13. The computer-implemented method of claim 10, wherein:
the hash value comprises a sequence of binary digits;
at least one binary digit value corresponds to a glyph adjustment; and
the font table is modified by adjusting font table values according to the sequence of binary digits so that glyphs within the text are rendered with the glyph adjustment.
14. The computer-implemented method of claim 10, wherein:
the hash value comprises a sequence of binary digits;
a first binary digit value corresponds to a first glyph adjustment for an increase in glyph spacing; and
a second binary digit value corresponds to a second glyph adjustment for a decrease in glyph spacing.

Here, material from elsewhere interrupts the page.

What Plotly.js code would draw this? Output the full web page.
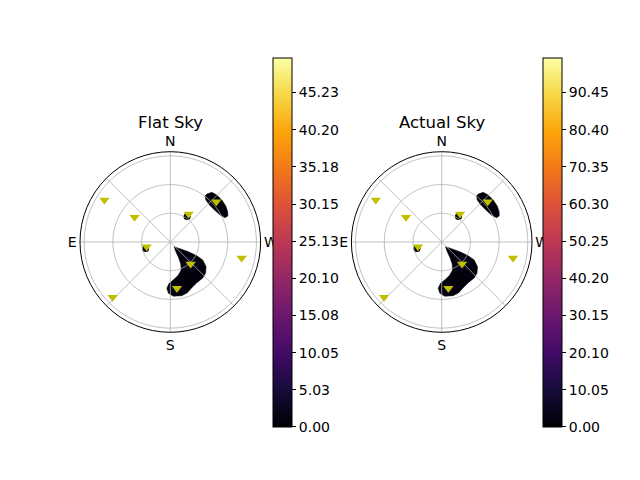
<!DOCTYPE html>
<html><head><meta charset="utf-8">
<script src="https://cdn.plot.ly/plotly-3.0.1.min.js"></script>
<style>html,body{margin:0;padding:0;background:#fff}</style>
</head><body><div id="chart" style="width:640px;height:480px"></div>
<script>
// Star positions (zenith distance r, azimuth theta in degrees, N=0, E=90)
const starR = [81.7, 45.4, 34.9, 63.9, 25.2, 31.3, 76.4, 48.9, 83.5];
const starTheta = [57.5, 55.3, 326.8, 311.2, 101.2, 222.7, 257.4, 188.2, 133.8];

// Dark (low-value) sky regions
const blobSouthR = [6.3, 12.4, 21.5, 31.2, 38.8, 45.5, 49.3, 50.7, 50.8, 52.8, 55.9, 57.4, 56.8, 53.7, 48.5, 43.2, 39.2, 35.5, 31.4, 25.5, 18.1, 11.7, 6.3];
const blobSouthTheta = [219.0, 235.6, 241.8, 242.7, 241.0, 235.4, 228.4, 222.1, 213.1, 205.2, 198.6, 192.1, 183.3, 177.9, 175.7, 178.3, 185.8, 193.8, 201.1, 205.5, 207.9, 209.6, 219.0];
const blobNorthR = [63.0, 67.7, 69.1, 69.5, 69.2, 67.9, 66.0, 62.7, 59.2, 57.0, 56.3, 57.5, 60.3, 63.0];
const blobNorthTheta = [322.7, 320.1, 315.3, 309.2, 303.0, 297.8, 294.3, 293.9, 298.5, 306.0, 313.4, 319.8, 322.9, 322.7];
const spotR = [31.9, 26.7];
const spotTheta = [326.6, 104.7];
const coreR = [31.3, 48.9];
const coreTheta = [222.7, 188.2];
const coreSize = [16, 10];

// Colour bar ranges and ticks
const flatMax = 49.9;
const actualMax = 99.8;
const flatTicks = [0, 5.03, 10.05, 15.08, 20.10, 25.13, 30.15, 35.18, 40.20, 45.23];
const actualTicks = [0, 10.05, 20.10, 30.15, 40.20, 50.25, 60.30, 70.35, 80.40, 90.45];
const radialTicks = [30, 60, 90];
const angularGrid = [0, 45, 90, 135, 180, 225, 270, 315];
const rMax = 94.4;

const inferno = [
  [0.0, '#000004'], [0.1, '#160b39'], [0.2, '#420a68'], [0.3, '#6a176e'],
  [0.4, '#932667'], [0.5, '#bc3754'], [0.6, '#dd513a'], [0.7, '#f37819'],
  [0.8, '#fca50a'], [0.9, '#f6d746'], [1.0, '#fcffa4']
];
const FONT = 'DejaVu Sans, Liberation Sans, sans-serif';

function panelTraces(sub, cmax, ticks, cbx) {
  const tr = [];
  tr.push({type: 'scatterpolar', subplot: sub, r: blobSouthR, theta: blobSouthTheta,
    mode: 'lines', fill: 'toself', fillcolor: '#03020c', line: {color: '#03020c', width: 0.5},
    hoverinfo: 'skip', showlegend: false});
  tr.push({type: 'scatterpolar', subplot: sub, r: blobNorthR, theta: blobNorthTheta,
    mode: 'lines', fill: 'toself', fillcolor: '#03020c', line: {color: '#03020c', width: 0.5},
    hoverinfo: 'skip', showlegend: false});
  tr.push({type: 'scatterpolar', subplot: sub, r: coreR, theta: coreTheta, mode: 'markers',
    marker: {symbol: 'circle', size: coreSize, color: '#0a0820', line: {width: 0}},
    hoverinfo: 'skip', showlegend: false});
  tr.push({type: 'scatterpolar', subplot: sub, r: coreR, theta: coreTheta, mode: 'markers',
    marker: {symbol: 'circle', size: coreSize.map(function (s) { return s * 0.55; }), color: '#120d30', line: {width: 0}},
    hoverinfo: 'skip', showlegend: false});
  tr.push({type: 'scatterpolar', subplot: sub, r: spotR, theta: spotTheta, mode: 'markers',
    marker: {symbol: 'circle', size: 7, color: '#03020c', line: {width: 0}},
    hoverinfo: 'skip', showlegend: false});
  // grid drawn above the sky map, as in the reference
  radialTicks.forEach(function (rv) {
    const th = [], rr = [];
    for (let a = 0; a <= 360; a += 2) { th.push(a); rr.push(rv); }
    tr.push({type: 'scatterpolar', subplot: sub, r: rr, theta: th, mode: 'lines',
      line: {color: '#b0b0b0', width: 0.8}, hoverinfo: 'skip', showlegend: false});
  });
  angularGrid.forEach(function (a) {
    tr.push({type: 'scatterpolar', subplot: sub, r: [0, rMax], theta: [a, a], mode: 'lines',
      line: {color: '#b0b0b0', width: 0.8}, hoverinfo: 'skip', showlegend: false});
  });
  tr.push({type: 'scatterpolar', subplot: sub, r: starR, theta: starTheta, mode: 'markers',
    marker: {symbol: 'triangle-down', size: 9, color: '#bfbf00', line: {width: 0}},
    hoverinfo: 'skip', showlegend: false});
  // colour bar carrier
  tr.push({type: 'scatterpolar', subplot: sub, r: [0, 0], theta: [0, 0], mode: 'markers',
    marker: {size: 1, opacity: 0, color: [0, cmax], cmin: 0, cmax: cmax, colorscale: inferno,
      showscale: true,
      colorbar: {x: cbx, xanchor: 'left', xpad: 0, ypad: 0, y: 0.4948, yanchor: 'middle',
        len: 369, lenmode: 'pixels', thickness: 19, thicknessmode: 'pixels',
        outlinecolor: '#000', outlinewidth: 1,
        tickmode: 'array', tickvals: ticks, ticktext: ticks.map(function (v) { return v.toFixed(2); }),
        ticks: 'outside', ticklen: 4, tickcolor: '#000', tickwidth: 1,
        tickfont: {family: FONT, size: 14, color: '#000'}}},
    hoverinfo: 'skip', showlegend: false});
  return tr;
}

const data = panelTraces('polar', flatMax, flatTicks, 272.5 / 640)
  .concat(panelTraces('polar2', actualMax, actualTicks, 542.5 / 640));

function polarLayout(xd) {
  return {
    domain: {x: xd, y: [0.3077, 0.6840]},
    bgcolor: '#fff',
    radialaxis: {range: [0, rMax], showgrid: false, showticklabels: false, showline: false, ticks: ''},
    angularaxis: {rotation: 90, direction: 'counterclockwise', showgrid: false,
      showline: true, linecolor: '#000', linewidth: 1, ticks: '',
      tickmode: 'array', tickvals: [0, 90, 180, 270], ticktext: ['N', 'E', 'S', 'W'],
      tickfont: {family: FONT, size: 14, color: '#000'}}
  };
}

const layout = {
  width: 640, height: 480,
  margin: {l: 0, r: 0, t: 0, b: 0},
  paper_bgcolor: '#fff',
  showlegend: false,
  font: {family: FONT, color: '#000'},
  polar: polarLayout([80 / 640, 260.6 / 640]),
  polar2: polarLayout([351.2 / 640, 532.2 / 640]),
  annotations: [
    {text: 'Flat Sky', x: 170.3 / 640, y: 1 - 123 / 480, xref: 'paper', yref: 'paper',
      xanchor: 'center', yanchor: 'middle', showarrow: false, font: {family: FONT, size: 16.5, color: '#000'}},
    {text: 'Actual Sky', x: 441.7 / 640, y: 1 - 123 / 480, xref: 'paper', yref: 'paper',
      xanchor: 'center', yanchor: 'middle', showarrow: false, font: {family: FONT, size: 16.5, color: '#000'}}
  ]
};

Plotly.newPlot('chart', data, layout, {staticPlot: true, displayModeBar: false});
</script>
</body></html>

15. The computer-implemented method of claim 10, wherein:
the hash value comprises a sequence of binary digits;
at least one binary digit value corresponds to a glyph adjustment;
the font table being modified corresponds to a kerning table that determines spacing between specific pairs of glyphs; and
the font table is modified by adjusting font table values according to the sequence of binary digits so that the spacing between the specific pairs of glyphs within the text is rendered with the glyph adjustment.
16. A system comprising:
at least one processor; and
one or more computer storage media storing computer-readable instructions thereon that when executed by the at least one processor, cause the at least one processor to perform operations comprising:
executing a text classifier on an artifact comprising text generated using a unique font file version, the text classifier classifying a relative size of glyph spacing;
determining a data sequence from the classified relative sizes;
identifying a hash value using the data sequence; and
determining a source of the artifact based on the hash value, wherein the source is associated with the unique font file version.
17. The system of claim 16, further comprising:
determining a font type of the text within the artifact; and
selecting the text classifier based on the font type.
18. The system of claim 16, wherein:
the text classifier assigns a binary digit value to glyphs in the text based on the relative size of the glyph spacing;
at least one binary digit value indicates a relative increase in the glyph spacing or a relative decrease in the glyph spacing; and
the data sequence comprises a sequence of binary digits having the binary digit values.
19. The system of claim 16, wherein:
the text classifier assigns a binary digit value to glyphs in the text based on the relative size of the glyph spacing;
a first binary digit value indicates a relative increase in the glyph spacing;
a second binary digit value indicates a relative decrease in the glyph spacing; and
the data sequence comprises a sequence of binary digits having the binary digit values.
20. The system of claim 16, wherein the hash value is identified from among a plurality of hash values using a Pearson correlation, each hash value associated with a different unique font file version of a font file.